TAIPEI -- State controlled energy firms in China and Taiwan are preparing to jointly explore for natural gas in deepwater in the Taiwan Strait, having failed to make significant shallow-water finds despite nearly a decade of prospecting together.
Chinese oil and gas giant Cnooc and CPC are now drawing up a pact to
jointly explore the northern end of the 180 km wide Taiwan Strait, and
may invite a foreign partner to join them, a CPC official told the Wall
Street Journal. He declined to be named.
Energy-deficient China's search for offshore
oil and gas reserves has pit it against several of its neighbors,
resulting in naval jousting with Japan, Vietnam and the Philippines near
disputed islands and atolls.
CPC has been working with Chinese oil companies in several overseas
exploration ventures for over a decade. But since China friendly Ma Ying
Jeou became Taiwan's President in 2008 and the subsequent signing of a
landmark trade pact with China, both Beijing and Taipei have been
expanding economic cooperation.
Large gas reserves have already been found in undisputed Chinese
waters south of Hong Kong by Husky Energy, working with Cnooc's listed
unit, Cnooc. Gas from their Liwan field is due to be piped onshore from
late 2013.
No other major discoveries have been made in the South China Sea
since then, and in the meantime China's energy deficit has resulted in
soaring natural gas imports in the first nine months of 2012 they rose 35.5% to 30.5 Bcm.

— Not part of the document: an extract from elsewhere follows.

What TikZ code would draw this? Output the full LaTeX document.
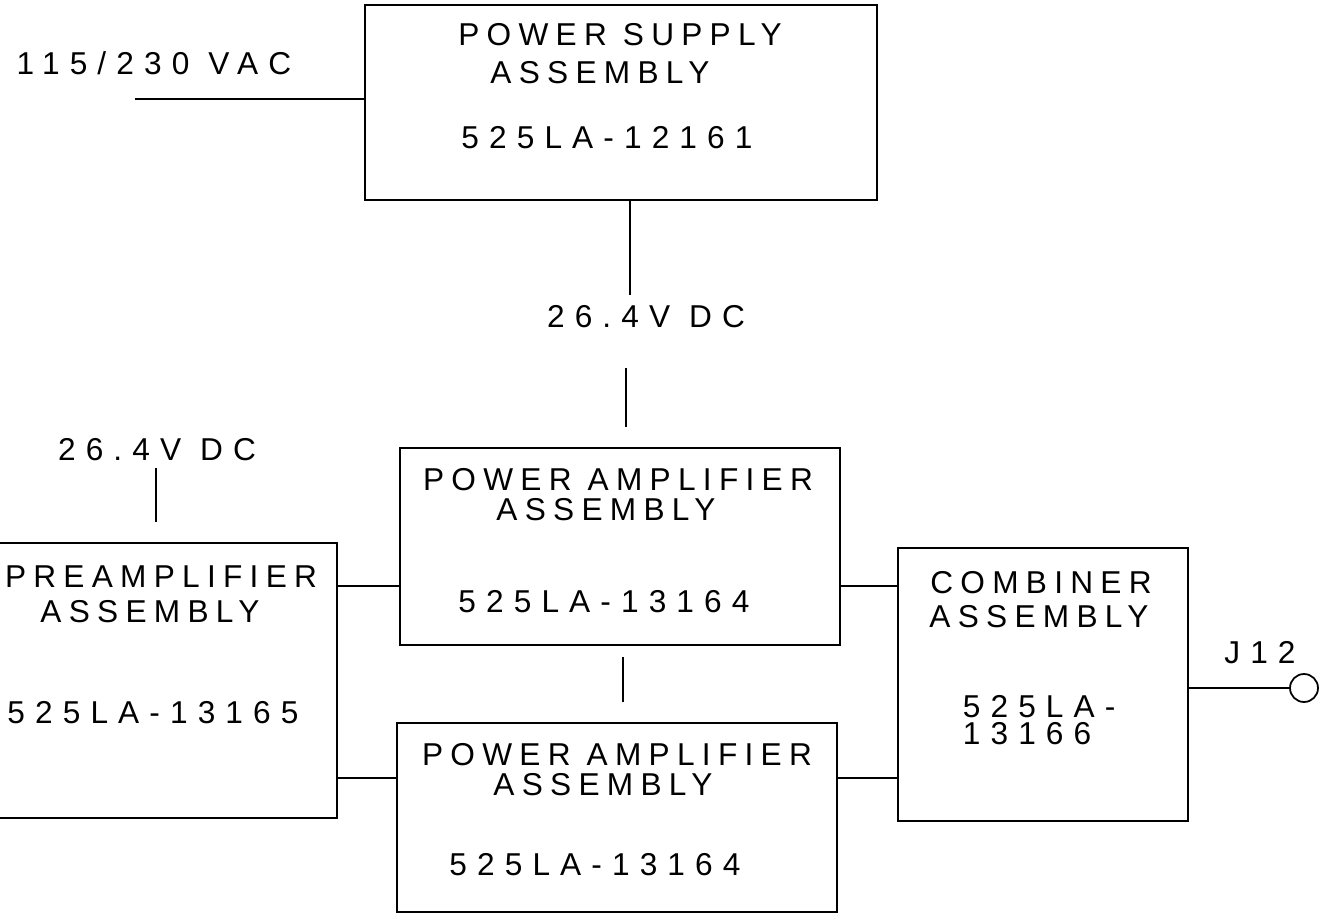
\documentclass[tikz,border=0pt]{standalone}
\usepackage{fontspec}
\setmainfont{Liberation Sans}[LetterSpace=23]
\newfontfamily\partfont{Liberation Sans}[LetterSpace=32]

\begin{document}
\begin{tikzpicture}[x=0.02cm, y=-0.02cm, line width=1pt,
    unit/.style={draw, inner sep=0pt},
    tag/.style={inner sep=0pt, font=\fontsize{18}{20}\selectfont},
    part/.style={inner sep=0pt, font=\fontsize{18}{20}\selectfont\partfont}]
  \useasboundingbox (0,0) rectangle (1323,920);
  % blocks
  \node[unit, minimum width=10.24cm, minimum height=3.9cm] (ps) at (621,102.5) {};
  \node[unit, minimum width=8.8cm, minimum height=3.94cm] (pa1) at (620,546.5) {};
  \node[unit, minimum width=8.8cm, minimum height=3.78cm] (pa2) at (617,817.5) {};
  \node[unit, minimum width=6.98cm, minimum height=5.5cm] (pre) at (162.5,680.5) {};
  \node[unit, minimum width=5.8cm, minimum height=5.46cm] (comb) at (1043,684.5) {};
  \node[unit, circle, minimum size=0.56cm] (j12) at (1304,688) {};

  % block texts
  \node[tag] (ps1) at (620,35) {POWER SUPPLY};
  \node[tag] (ps2) at (600,73) {ASSEMBLY};
  \node[part] (ps3) at (607,138) {525LA-12161};
  \node[tag] (pa1a) at (618,480) {POWER AMPLIFIER};
  \node[tag] (pa1b) at (606,510) {ASSEMBLY};
  \node[part] (pa1c) at (604,602) {525LA-13164};
  \node[tag] (pa2a) at (617,755) {POWER AMPLIFIER};
  \node[tag] (pa2b) at (603,785) {ASSEMBLY};
  \node[part] (pa2c) at (595,865) {525LA-13164};
  \node[tag] (pre1) at (161,577) {PREAMPLIFIER};
  \node[tag] (pre2) at (150,612) {ASSEMBLY};
  \node[part] (pre3) at (153,713) {525LA-13165};
  \node[tag] (comb1) at (1041,583) {COMBINER};
  \node[tag] (comb2) at (1039,617) {ASSEMBLY};
  \node[part, anchor=west, align=left, font=\fontsize{18}{15}\selectfont\partfont]
    (comb3) at (962,720) {525LA-\\13166};

  % outside labels
  \node[part] (vac) at (154,63) {115/230 VAC};
  \node[part] (dc1) at (646,317) {26.4V DC};
  \node[part] (dc2) at (157,450) {26.4V DC};
  \node[part] (jlab) at (1260,653) {J12};

  % connectors
  \coordinate (vacin) at (135,99);
  \draw (vacin) -- (vacin -| ps.west);
  \coordinate (dcA) at (630,295);
  \draw (ps.south -| dcA) -- (dcA);
  \coordinate (dcB) at (626,368);
  \coordinate (dcC) at (626,427);
  \draw (dcB) -- (dcC);
  \coordinate (pdA) at (156,468);
  \coordinate (pdB) at (156,522);
  \draw (pdA) -- (pdB);
  \coordinate (paA) at (623,657);
  \coordinate (paB) at (623,702);
  \draw (paA) -- (paB);
  \coordinate (row1) at (0,586);
  \coordinate (row2) at (0,778);
  \draw (pre.east |- row1) -- (pa1.west |- row1);
  \draw (pre.east |- row2) -- (pa2.west |- row2);
  \draw (pa1.east |- row1) -- (comb.west |- row1);
  \draw (pa2.east |- row2) -- (comb.west |- row2);
  \draw (comb.east |- j12) -- (j12.west);
\end{tikzpicture}
\end{document}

Taiwan imports more than 95% of its energy needs, shipping in 14 to
15 Bcm of LNG annually, mostly from Qatar, Indonesia and Malaysia.

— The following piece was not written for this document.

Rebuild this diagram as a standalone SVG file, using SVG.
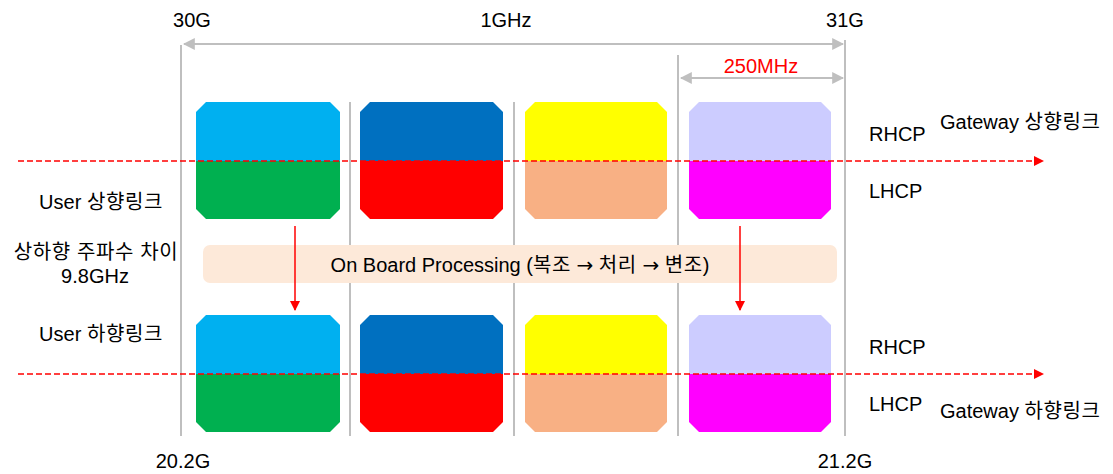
<svg xmlns="http://www.w3.org/2000/svg" width="1113" height="474" viewBox="0 0 1113 474">
<defs>
<style>
text{font-family:"Liberation Sans","Noto Sans CJK KR",sans-serif;font-size:20px;fill:#000}
.red{fill:#FF0000}
.arr{font-family:"DejaVu Sans",sans-serif}
.ko{letter-spacing:0.6px}
.g{stroke:#BFBFBF;stroke-width:2;fill:none}
.dash{stroke:#FF0000;stroke-width:1.5;stroke-dasharray:6 3;fill:none}
.ra{stroke:#FF0000;stroke-width:1.5;fill:none}
</style>
<marker id="gh" viewBox="0 0 10 10" refX="9" refY="5" markerWidth="6" markerHeight="6" orient="auto-start-reverse"><path d="M0,0L10,5L0,10z" fill="#BFBFBF"/></marker>
<marker id="rh2" viewBox="0 0 10 10" refX="9" refY="5" markerWidth="10" markerHeight="10" orient="auto" markerUnits="userSpaceOnUse"><path d="M0,0L10,5L0,10z" fill="#FF0000"/></marker>
</defs>
<g id="grid">
<line class="g" x1="181" y1="45" x2="181" y2="436"/>
<line class="g" x1="350" y1="102" x2="350" y2="436"/>
<line class="g" x1="514" y1="102" x2="514" y2="436"/>
<line class="g" x1="678" y1="55" x2="678" y2="436"/>
<line class="g" x1="845" y1="40" x2="845" y2="436"/>
</g>
<g id="obp">
<rect x="203" y="245" width="634" height="38" rx="7" fill="#FDE9D9"/>
<text x="520" y="272" text-anchor="middle">On Board Processing (<tspan class="ko">복조</tspan> <tspan class="arr">→</tspan> <tspan class="ko">처리</tspan> <tspan class="arr">→</tspan> <tspan class="ko">변조</tspan>)</text>
</g>
<g id="up-blocks">
<g id="u1"><path d="M206,102H330L340,112V161H196V112Z" fill="#00B0F0"/><path d="M196,161H340V209L330,219H206L196,209Z" fill="#00B050"/></g>
<g id="u2"><path d="M370,102H493L503,112V161H360V112Z" fill="#0070C0"/><path d="M360,161H503V209L493,219H370L360,209Z" fill="#FF0000"/></g>
<g id="u3"><path d="M535,102H657L667,112V161H525V112Z" fill="#FFFF00"/><path d="M525,161H667V209L657,219H535L525,209Z" fill="#F8B084"/></g>
<g id="u4"><path d="M699,102H821L831,112V161H689V112Z" fill="#CCCCFF"/><path d="M689,161H831V209L821,219H699L689,209Z" fill="#FF00FF"/></g>
</g>
<g id="down-blocks">
<g id="d1"><path d="M206,315H330L340,325V374H196V325Z" fill="#00B0F0"/><path d="M196,374H340V422L330,432H206L196,422Z" fill="#00B050"/></g>
<g id="d2"><path d="M370,315H493L503,325V374H360V325Z" fill="#0070C0"/><path d="M360,374H503V422L493,432H370L360,422Z" fill="#FF0000"/></g>
<g id="d3"><path d="M535,315H657L667,325V374H525V325Z" fill="#FFFF00"/><path d="M525,374H667V422L657,432H535L525,422Z" fill="#F8B084"/></g>
<g id="d4"><path d="M699,315H821L831,325V374H689V325Z" fill="#CCCCFF"/><path d="M689,374H831V422L821,432H699L689,422Z" fill="#FF00FF"/></g>
</g>
<g id="connectors">
<line class="g" x1="184" y1="44" x2="843" y2="44" marker-start="url(#gh)" marker-end="url(#gh)"/>
<line class="g" x1="681" y1="78" x2="843" y2="78" marker-start="url(#gh)" marker-end="url(#gh)"/>
<line class="dash" x1="18" y1="161" x2="1043" y2="161" marker-end="url(#rh2)"/>
<line class="dash" x1="18" y1="374" x2="1043" y2="374" marker-end="url(#rh2)"/>
<line class="ra" x1="295" y1="226" x2="295" y2="310" marker-end="url(#rh2)"/>
<line class="ra" x1="740" y1="226" x2="740" y2="310" marker-end="url(#rh2)"/>
</g>
<g id="labels">
<text x="192" y="27" text-anchor="middle">30G</text>
<text x="506" y="27" text-anchor="middle">1GHz</text>
<text x="845" y="27" text-anchor="middle">31G</text>
<text x="761" y="73" text-anchor="middle" class="red">250MHz</text>
<text x="183" y="468" text-anchor="middle">20.2G</text>
<text x="845" y="468" text-anchor="middle">21.2G</text>
<text x="869" y="141">RHCP</text>
<text x="869" y="198">LHCP</text>
<text x="940" y="129">Gateway <tspan class="ko">상향링크</tspan></text>
<text x="869" y="354">RHCP</text>
<text x="869" y="411">LHCP</text>
<text x="940" y="418">Gateway <tspan class="ko">하향링크</tspan></text>
<text x="101" y="209" text-anchor="middle">User <tspan class="ko">상향링크</tspan></text>
<text x="96" y="259" text-anchor="middle" class="ko">상하향 주파수 차이</text>
<text x="95" y="283" text-anchor="middle">9.8GHz</text>
<text x="101" y="341" text-anchor="middle">User <tspan class="ko">하향링크</tspan></text>
</g>
</svg>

The new Cnooc-CPC project follows the failure a 2002 Cnooc-CPC joint
venture to find gas under shallow waters in the southern end of the
Taiwan Strait and the Chaozhou Shantou Basin off the coast of China's
Guangdong province, officials at the two energy firms said. That deal is
due to be terminated later this year.
Under the new deal, the CPC official said, Cnooc and CPC will explore
off the coast of Keelung and Hsinchu counties of Taiwan. A formal
agreement is expected by late 2013.
Cnooc is transforming itself from a shallow water domestic oil producer to a global player with deepwater, unconventional and conventional hydrocarbon assets in countries ranging from Uganda to Argentina and the United States
In July, Cnooc agreed to acquire Nexen for $15.1 billion, which if
approve by the government will allow it to absorb deepwater drilling
technology Nexen is using in six Gulf of Mexico prospects.

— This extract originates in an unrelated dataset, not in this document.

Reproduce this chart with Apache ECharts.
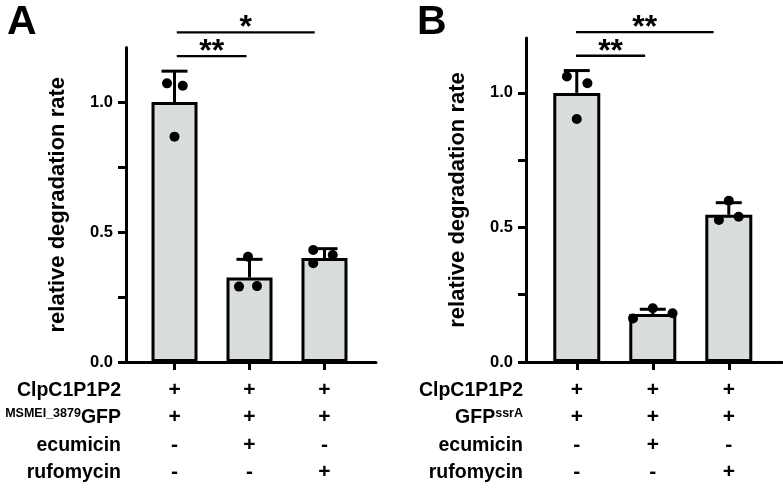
<!DOCTYPE html>
<html>
<head>
<meta charset="utf-8">
<script src="https://cdn.jsdelivr.net/npm/echarts@6/dist/echarts.min.js"></script>
<style>html,body{margin:0;padding:0;background:#fff;}#c{width:783px;height:489px;}</style>
</head>
<body>
<div id="c"></div>
<script>
// ---------- data ----------
const conditions = [1, 2, 3];
const yName = 'relative degradation rate';
const yTicks = [0, 0.25, 0.5, 0.75, 1.0];
const yLabels = [0, 0.5, 1.0];

// Panel A
const meansA = [1.0, 0.325, 0.40];
const sdA = [0.119, 0.070, 0.036];
const pointsA = [[1.072, 1.063, 0.867], [0.405, 0.290, 0.292], [0.431, 0.380, 0.412]];
const jitterA = [[-0.10, 0.11, 0.0], [-0.02, -0.14, 0.10], [-0.15, -0.15, 0.11]];
const bracketsA = [[1.03, 1.96, 1.177, '**'], [1.03, 2.87, 1.268, '*']];
const rowNamesA = ['ClpC1P1P2', '{sup|MSMEI_3879}{big|GFP}', 'ecumicin', 'rufomycin'];
const signsA = [['+', '+', '-', '-'], ['+', '+', '+', '-'], ['+', '+', '-', '+']];

// Panel B
const meansB = [1.0, 0.178, 0.547];
const sdB = [0.083, 0.018, 0.045];
const pointsB = [[1.061, 1.036, 0.903], [0.162, 0.200, 0.181], [0.599, 0.528, 0.540]];
const jitterB = [[-0.13, 0.14, 0.0], [-0.26, 0.0, 0.26], [0.0, -0.13, 0.13]];
const bracketsB = [[0.99, 1.90, 1.138, '**'], [0.99, 2.80, 1.226, '**']];
const rowNamesB = ['ClpC1P1P2', '{big|GFP}{sup|ssrA}', 'ecumicin', 'rufomycin'];
const signsB = [['+', '+', '-', '-'], ['+', '+', '+', '-'], ['+', '+', '-', '+']];

// ---------- styling ----------
const FF = '"Liberation Sans", Arial, Helvetica, sans-serif';
const FILL = '#d9dddd';

function xAxisFor(gi, min, max, signs) {
  return {
    gridIndex: gi, type: 'value', min: min, max: max,
    axisLine: { show: true, onZero: false, lineStyle: { color: '#000', width: 3 } },
    axisTick: { show: true, customValues: conditions, length: 8, lineStyle: { color: '#000', width: 3 } },
    axisLabel: {
      show: true, customValues: conditions,
      formatter: v => signs[Math.round(v) - 1].join('\n'),
      fontFamily: FF, fontSize: 21, fontWeight: 'bold', color: '#000', lineHeight: 27.6, margin: 14
    },
    splitLine: { show: false }
  };
}
function yAxisFor(gi, max) {
  return {
    gridIndex: gi, type: 'value', min: 0, max: max,
    name: yName, nameLocation: 'middle', nameGap: 57,
    nameTextStyle: { fontFamily: FF, fontSize: 22, fontWeight: 'bold', color: '#000' },
    axisLine: { show: true, lineStyle: { color: '#000', width: 3 } },
    axisTick: { show: true, customValues: yTicks, length: 8, lineStyle: { color: '#000', width: 3 } },
    axisLabel: {
      show: true, customValues: yLabels, formatter: v => v.toFixed(1),
      fontFamily: FF, fontSize: 16.5, fontWeight: 'bold', color: '#000', margin: 13
    },
    splitLine: { show: false }
  };
}
function seriesFor(gi, means, sd, points, jitter, brackets, barW) {
  return [
    {
      type: 'bar', xAxisIndex: gi, yAxisIndex: gi, barWidth: barW,
      data: means.map((m, i) => [conditions[i], m]),
      itemStyle: { color: FILL, borderColor: '#000', borderWidth: 3 }, z: 2
    },
    {
      type: 'custom', xAxisIndex: gi, yAxisIndex: gi, z: 3,
      data: means.map((m, i) => [conditions[i], m, sd[i]]),
      renderItem: (params, api) => {
        const x = api.value(0), m = api.value(1), s = api.value(2);
        const b = api.coord([x, m]);
        const t = api.coord([x, m + s]);
        const st = { stroke: '#000', lineWidth: 3 };
        return {
          type: 'group', children: [
            { type: 'line', shape: { x1: b[0], y1: b[1], x2: t[0], y2: t[1] }, style: st },
            { type: 'line', shape: { x1: t[0] - 13, y1: t[1], x2: t[0] + 13, y2: t[1] }, style: st }
          ]
        };
      }
    },
    {
      type: 'scatter', xAxisIndex: gi, yAxisIndex: gi, z: 4,
      symbol: 'circle', symbolSize: 10,
      itemStyle: { color: '#000', opacity: 1 },
      data: points.flatMap((arr, i) => arr.map((v, j) => [conditions[i] + jitter[i][j], v]))
    },
    {
      type: 'custom', xAxisIndex: gi, yAxisIndex: gi, z: 5, clip: false,
      data: brackets,
      renderItem: (params, api) => {
        const x1 = api.value(0), x2 = api.value(1), y = api.value(2);
        const label = brackets[params.dataIndex][3];
        const p1 = api.coord([x1, y]);
        const p2 = api.coord([x2, y]);
        return {
          type: 'group', children: [
            { type: 'line', shape: { x1: p1[0], y1: p1[1], x2: p2[0], y2: p2[1] }, style: { stroke: '#000', lineWidth: 2.3 } },
            { type: 'text', style: { text: label, x: (p1[0] + p2[0]) / 2, y: p1[1] - 4, align: 'center', verticalAlign: 'middle',
              font: 'bold 32px ' + FF, fill: '#000' } }
          ]
        };
      }
    }
  ];
}

function rowText(x, y, txt) {
  return {
    type: 'text', x: x, y: y,
    style: {
      text: txt, align: 'right', verticalAlign: 'middle',
      font: 'bold 19.5px ' + FF, fill: '#000',
      rich: {
        big: { fontFamily: FF, fontSize: 19.5, fontWeight: 'bold', color: '#000' },
        sup: { fontFamily: FF, fontSize: 12.5, fontWeight: 'bold', verticalAlign: 'top', color: '#000' }
      }
    }
  };
}
const rowY = [391, 417.5, 445.5, 472.5];

const graphics = [
  { type: 'text', x: 7, y: 2, style: { text: 'A', font: 'bold 41px ' + FF, fill: '#000', align: 'left', verticalAlign: 'top' } },
  { type: 'text', x: 417, y: 2, style: { text: 'B', font: 'bold 41px ' + FF, fill: '#000', align: 'left', verticalAlign: 'top' } }
];
rowNamesA.forEach((t, i) => graphics.push(rowText(121, rowY[i], t)));
rowNamesB.forEach((t, i) => graphics.push(rowText(523, rowY[i], t)));

const chart = echarts.init(document.getElementById('c'), null, { renderer: 'canvas' });
chart.setOption({
  animation: false,
  backgroundColor: '#fff',
  grid: [
    { left: 126, width: 250, top: 47.5, bottom: 127 },
    { left: 526, width: 256, top: 38, bottom: 127 }
  ],
  xAxis: [xAxisFor(0, 0.353, 3.687, signsA), xAxisFor(1, 0.332, 3.70, signsB)],
  yAxis: [yAxisFor(0, 1.21), yAxisFor(1, 1.204)],
  series: [].concat(
    seriesFor(0, meansA, sdA, pointsA, jitterA, bracketsA, 46),
    seriesFor(1, meansB, sdB, pointsB, jitterB, bracketsB, 47)
  ),
  graphic: graphics
});
</script>
</body>
</html>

Cnooc is now working domestically with foreign partners in at least
11 deepwater projects in an effort to grow its oil and gas reserves at
home.
All foreign companies exploring in deepwater
in South China Sea have signed production sharing contracts with Cnooc,
which retains the right to take a majority interest in any commercial
oil or gas discovery.
However, it isn't clear what arrangement will apply to the new
Cnooc-CPC joint venture. Among international energy majors active in the
South China Sea are Chevron, BP and ENI.